Eroi eroine

12 luglio 2010

Rivalta (to), Castello

Segni che non lasciano traccia. Nella società delle icone-fast food e degli eroi per un giorno, l’arte prova a fare il punto della situazione. Chiedendosi se esista ancora il potere dell’immagine…

Quando un progetto è in rodaggio, la prudenza non è mai troppa. Accade così che a Rivalta si ripeta l’impostazione con la quale, lo scorso autunno, l’articolato castello locale entrava nella partita culturale della cinta torinese. Collettiva bis, e trait d’union col passato la “riconvocata” Maura Banfo, che si sdoppia facendo da madrina all’apertura delle scuderie col video-pendant di una serie fotografica, in cui un vecchio libro di fiabe sfogliato da mani rugose pare invitare lo spettatore a varcare lo specchio, come Alice nel Paese delle Meraviglie.

Perché le proposte sono tante, se non per quantità per varietà, in una mostra avvolta intorno a un enunciato complesso, ma a rischio dispersione nella sua traduzione espositiva. Una riflessione sulla bulimia di immagini, che oggi assurgono facilmente a simulacro e altrettanto in fretta, dopo uno sfruttamento intensivo, si sgretolano, fino -per dirla con Baudrillard – alla “sparizione dell’arte”.

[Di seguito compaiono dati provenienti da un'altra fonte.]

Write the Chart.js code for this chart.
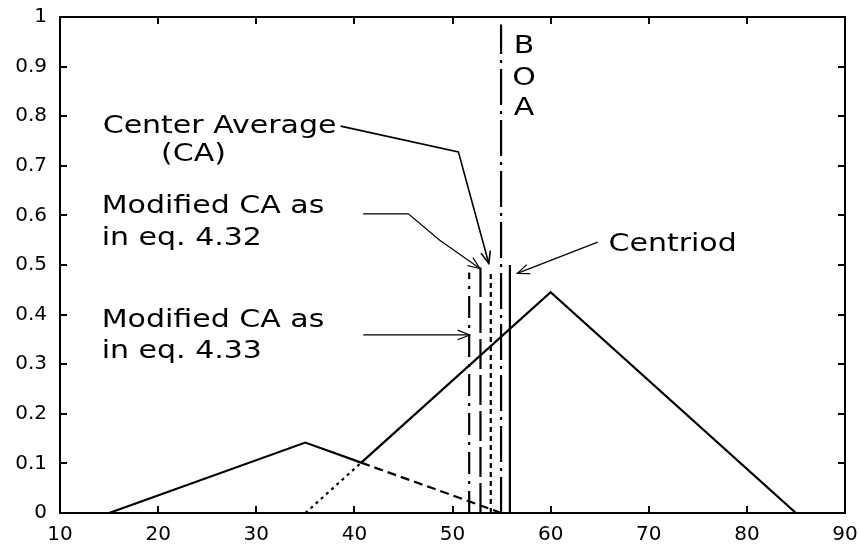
<!DOCTYPE html>
<html>
<head>
<meta charset="utf-8">
<script src="https://cdn.jsdelivr.net/npm/chart.js@4/dist/chart.umd.min.js"></script>
<style>
  html, body { margin: 0; padding: 0; background: #ffffff; }
  #wrap { width: 859px; height: 546px; }
</style>
</head>
<body>
<div id="wrap"><canvas id="c" width="859" height="546"></canvas></div>
<script>
// Axis ticks
const xTicks = [10, 20, 30, 40, 50, 60, 70, 80, 90];
const xTickLabels = ['10', '20', '30', '40', '50', '60', '70', '80', '90'];
const yTicks = [0, 0.1, 0.2, 0.3, 0.4, 0.5, 0.6, 0.7, 0.8, 0.9, 1];
const yTickLabels = ['0', '0.1', '0.2', '0.3', '0.4', '0.5', '0.6', '0.7', '0.8', '0.9', '1'];

// Aggregated output membership (solid)
const aggregateX = [15, 35, 40.7, 60, 85];
const aggregateY = [0, 0.142, 0.1015, 0.445, 0];

// Hidden tail of the first clipped set (dashed)
const set1TailX = [40.7, 55];
const set1TailY = [0.1015, 0];

// Hidden rise of the second clipped set (dotted)
const set2RiseX = [35, 40.7];
const set2RiseY = [0, 0.1015];

// Defuzzified outputs, drawn as vertical markers
const defuzzNames = ['Modified CA (eq. 4.33)', 'Modified CA (eq. 4.32)', 'Center Average', 'BOA', 'Centroid'];
const defuzzX = [51.7, 52.85, 53.9, 54.95, 55.85];
const defuzzHeight = [0.485, 0.495, 0.487, 0.985, 0.5];

// Line styles for the markers, in the same order
const defuzzDash = [[22, 7, 3, 7], [30, 6], [5, 4], [36, 6, 3, 6], []];

const toPoints = (xs, ys) => xs.map((x, i) => ({ x: x, y: ys[i] }));

const lineBase = {
  showLine: true, pointRadius: 0, borderColor: '#000', borderWidth: 2.2,
  fill: false, tension: 0, borderCapStyle: 'butt'
};

const datasets = [
  Object.assign({}, lineBase, { label: 'aggregate', data: toPoints(aggregateX, aggregateY) }),
  Object.assign({}, lineBase, { label: 'set 1', data: toPoints(set1TailX, set1TailY), borderDash: [9, 5] }),
  Object.assign({}, lineBase, { label: 'set 2', data: toPoints(set2RiseX, set2RiseY), borderDash: [3, 4] })
];
defuzzX.forEach((x, i) => {
  datasets.push(Object.assign({}, lineBase, {
    label: defuzzNames[i],
    data: [{ x: x, y: 0 }, { x: x, y: defuzzHeight[i] }],
    borderDash: defuzzDash[i]
  }));
});

// Annotation layout (data units); text is drawn slightly widened
const FONT_FAMILY = '"DejaVu Sans", sans-serif';
const NOTE_FONT = '25px ' + FONT_FAMILY;
const NOTE_STRETCH = 1.2;
const notes = [
  { text: 'Center Average', x: 14.35, y: 0.766, align: 'left' },
  { text: '(CA)', x: 20.3, y: 0.710, align: 'left' },
  { text: 'Modified CA as', x: 14.25, y: 0.604, align: 'left' },
  { text: 'in eq. 4.32', x: 14.25, y: 0.540, align: 'left' },
  { text: 'Modified CA as', x: 14.25, y: 0.3756, align: 'left' },
  { text: 'in eq. 4.33', x: 14.25, y: 0.3125, align: 'left' },
  { text: 'Centriod', x: 65.9, y: 0.528, align: 'left' },
  { text: 'B', x: 57.3, y: 0.927, align: 'center' },
  { text: 'O', x: 57.3, y: 0.863, align: 'center' },
  { text: 'A', x: 57.3, y: 0.802, align: 'center' }
];
const arrows = [
  { pts: [[38.6, 0.780], [50.6, 0.728], [53.7, 0.503]], width: 1.6 },
  { pts: [[40.9, 0.603], [45.5, 0.603], [48.7, 0.550], [52.8, 0.493]], width: 1.2 },
  { pts: [[40.9, 0.359], [51.75, 0.359]], width: 1.2 },
  { pts: [[64.8, 0.546], [56.6, 0.483]], width: 1.2 }
];

const framePlugin = {
  id: 'frame',
  afterDatasetsDraw(chart) {
    const { ctx, chartArea: a, scales } = chart;
    const xs = scales.x, ys = scales.y;
    ctx.save();
    ctx.strokeStyle = '#000';
    ctx.lineWidth = 2;
    ctx.strokeRect(a.left, a.top, a.right - a.left, a.bottom - a.top);
    const tl = 7;
    ctx.beginPath();
    xTicks.forEach(v => {
      const px = Math.round(xs.getPixelForValue(v));
      ctx.moveTo(px, a.bottom); ctx.lineTo(px, a.bottom - tl);
      ctx.moveTo(px, a.top); ctx.lineTo(px, a.top + tl);
    });
    yTicks.forEach(v => {
      const py = Math.round(ys.getPixelForValue(v));
      ctx.moveTo(a.left, py); ctx.lineTo(a.left + tl, py);
      ctx.moveTo(a.right, py); ctx.lineTo(a.right - tl, py);
    });
    ctx.stroke();

    // annotation text
    ctx.fillStyle = '#000';
    ctx.font = NOTE_FONT;
    ctx.textBaseline = 'alphabetic';
    notes.forEach(n => {
      ctx.save();
      ctx.translate(xs.getPixelForValue(n.x), ys.getPixelForValue(n.y));
      ctx.scale(NOTE_STRETCH, 1);
      ctx.textAlign = n.align;
      ctx.fillText(n.text, 0, 0);
      ctx.restore();
    });

    // annotation arrows with open heads
    arrows.forEach(a2 => {
      const p = a2.pts.map(q => [xs.getPixelForValue(q[0]), ys.getPixelForValue(q[1])]);
      ctx.lineWidth = a2.width;
      ctx.beginPath();
      ctx.moveTo(p[0][0], p[0][1]);
      for (let i = 1; i < p.length; i++) ctx.lineTo(p[i][0], p[i][1]);
      ctx.stroke();
      const tip = p[p.length - 1], prev = p[p.length - 2];
      const ang = Math.atan2(tip[1] - prev[1], tip[0] - prev[0]);
      const hl = 13, spread = 0.38;
      ctx.beginPath();
      ctx.moveTo(tip[0] - hl * Math.cos(ang - spread), tip[1] - hl * Math.sin(ang - spread));
      ctx.lineTo(tip[0], tip[1]);
      ctx.lineTo(tip[0] - hl * Math.cos(ang + spread), tip[1] - hl * Math.sin(ang + spread));
      ctx.stroke();
    });
    ctx.restore();
  }
};

new Chart(document.getElementById('c'), {
  type: 'scatter',
  data: { datasets: datasets },
  options: {
    responsive: false,
    animation: false,
    devicePixelRatio: 1,
    layout: { padding: { left: 0, top: 17, right: 14, bottom: 0 } },
    plugins: { legend: { display: false }, tooltip: { enabled: false } },
    scales: {
      x: {
        type: 'linear', min: 10, max: 90,
        afterFit: s => { s.height = 33; s.paddingLeft = 0; s.paddingRight = 0; },
        afterBuildTicks: s => { s.ticks = xTicks.map(v => ({ value: v })); },
        grid: { display: false, drawTicks: false },
        border: { display: false },
        ticks: {
          color: '#000', padding: 10, maxRotation: 0, autoSkip: false,
          font: { family: FONT_FAMILY, size: 20 },
          callback: (v, i) => xTickLabels[i]
        }
      },
      y: {
        type: 'linear', min: 0, max: 1,
        afterFit: s => { s.width = 60; s.paddingTop = 0; s.paddingBottom = 0; },
        afterBuildTicks: s => { s.ticks = yTicks.map(v => ({ value: v })); },
        grid: { display: false, drawTicks: false },
        border: { display: false },
        ticks: {
          color: '#000', padding: 13, autoSkip: false,
          font: { family: FONT_FAMILY, size: 20 },
          callback: (v, i) => yTickLabels[i]
        }
      }
    }
  },
  plugins: [framePlugin]
});
</script>
</body>
</html>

Ed è proprio al punto di svolta del XX secolo secondo il teorico francese – la Pop Art – che afferisce uno dei filoni del percorso. Pop è Mary Sue, che bamboleggia equivoca con un enorme bon-bon, ironizzando sui cliché femminili. Pop è il lightbox di Hung Tung-Lu, opportunamente collocato sull’altare della piccola cappella, dove Sailor Moon si staglia contro una pala gotica. Pop è Roxy In The Box, che ridipinge statue devozionali con i panni dei supereroi dei comics non per contraffazione blasfema, bensì per glorificarne e attualizzarne i Pow!-ers. Dissacrante è invece Diego Scroppo, cui basta rovesciare l’insegna di una farmacia per capovolgere contemporaneamente simbolo e senso.

Le icone sono dei fari? L’artista allora può spegnerle, modificarle, riaccenderle. Lo fa Anne Schneider, che rigenera in un ossimoro la ballerina di Degas, preservandone solo l’anima e il nastro azzurro: sottile come un Giacometti, distorta come un Bacon, e tuttavia elegante come l’originale. E se Andrea Massaioli sostanzialmente rispetta lo spirito del Tuffatore di Paestum, nasconde un certo cinismo la megalomania di Oleg Kulik, il cui ritratto equestre sullo sfondo della Piazza Rossa riprende il Napoleone di David, ma in quel Paese che per il generale segnò l’inizio della fine (e, guarda caso, proprio di fronte s’impongono i monumentali Vinti di Francesco Sena).

Ma chi giganteggia davvero è Jan Fabre, nel video proiettato contro i nudi mattoni dell’appartato torrione, ad aumentarne l’intensità e a risarcire l’opera d’arte della sua aura svanita. Qui il fiammingo veste l’armatura di un maturo e tormentato Lancillotto, impegnato a mulinare lo spadone contro i fantasmi del passato, del mito e della mente. Emblema potente della sfida più terribile: quella con se stessi.